The 1955 novel by Nikos Kazantzakis is an alternative interpretation of the story of Jesus' life and death in the four Gospels. The novel was written in a stylistic modern Greek called Demotic, which was the common language of the Greek peasantry, rather than the elitist literary language. The English translation was published in 1960.
The novel presents Jesus as being subject to the same weaknesses, flaws, and desires as other humans, and a charge to die and suffer all the sins of the world on top of it. Unlike the movie, the novel spends quite a lot of time on the equally flawed lives of the Apostles, Jesus' family, and others. And all the while, Jewish resentment of Roman rule simmers in the background and shadows Jesus' life.
This novel provides examples of:
- Adaptational Heroism: Judas is not a traitor; he heartbreakingly turned Jesus over to the Sanhedrin at Jesus' own request. He was the only one Jesus trusted to do it.
- Adaptation Distillation: Jesus has only nine Apostles; three of the lesser known ones were left out.
- All Just a Dream: The eponymous temptation.
- Artistic License History:
- Matthew is seen writing the first Gospel while following Jesus around. The Gospel of Matthew, however, was certainly not written by an Apostle, since it uses the Gospel of Mark (who was also not an Apostle) as a source. It is discussed by Jesus Himself, who accuses Matthew of making up a bunch of stuff about Him (it was actually an angel dictating the made-up stuff). This is also a subversion, since the material Jesus objects to (such as his birth in Bethlehem) is some of the same material historians themselves find dubious.

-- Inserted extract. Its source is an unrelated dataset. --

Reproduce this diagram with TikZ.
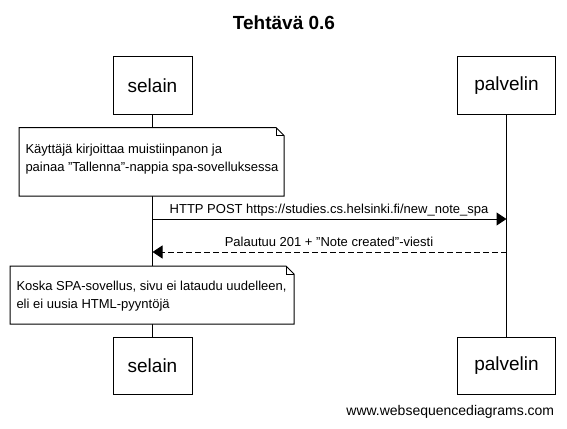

- The book mentions king Herod dying of a terrible disease after having John the Baptist executed, then it says "Herod the Great is dead". While the Bible mentions these events and the king in question is simply named Herod each time, in reality these are 3 different Herods: Herod the Great, who kills the children after Jesus' birth; Herod Antipas, who killed John the Baptist; and Herod Agrippa, who died of the disease.
- Book-Ends: The book begins with Simon the Zealot's crucifixion, and ends with Jesus' crucifixion.
- Came Back Wrong: Lazarus gets resurrected as something that can be best described as a zombie. He still likes it better than being dead.
- Catchphrase: Zebedee: "Two and two make four!"
- Death Seeker: Jesus, once he realizes that it is the only way to fulfill the prophecy.
- Doorstopper: At 170,000 words and 500 pages, it flirts with being one.
- Fiery Redhead: Judas.
- HeelFace Turn: Judas, over the course of the novel.
- I Just Want to Be Normal: Jesus at the beginning. After he continuously gets punished by God for it, he finally gives it up until the temptation at the end.
- Market-Based Title: The original title for the English-language edition was simply The Last Temptation. Evidently of Christ was added in case anyone couldn't guess from the cover who was being tempted.
- Misplaced Vegetation: Judas and an old woman ate corn, and some peasants ate sunflower seeds. Both plants are native to the Americas and thus were unknown in ancient Palestine. (In fairness, corn does not necessarily mean maize, the crop Americans refer to as corn. Outside of North America, the word corn can refer to other grains. But the description of Judas eating it suggests that it is, in fact, maize.)
- Plucky Comic Relief: The blind man from Bethany
- Pragmatic Villainy: Pilate doesn't want to kill Jesus because that would make him a martyr and make the resistance against Rome even more fierce. Also because he wants to piss off the Jews and not killing Jesus would be a good way.
- Ragtag Bunch of Misfits: Jesus and His disciples, except for Judas. Especially Jesus.
- La Résistance: A group of zealots, concerned that Jesus might antagonize the Romans, track His movements throughout the novel. Judas is their inside man.
- Tagalong Chronicler: Matthew.
- Unresolved Sexual Tension: Jesus and Mary Magdalene, to an agonizing degree. Jesus' dream to finally shack up with MM is largely what the last temptation is.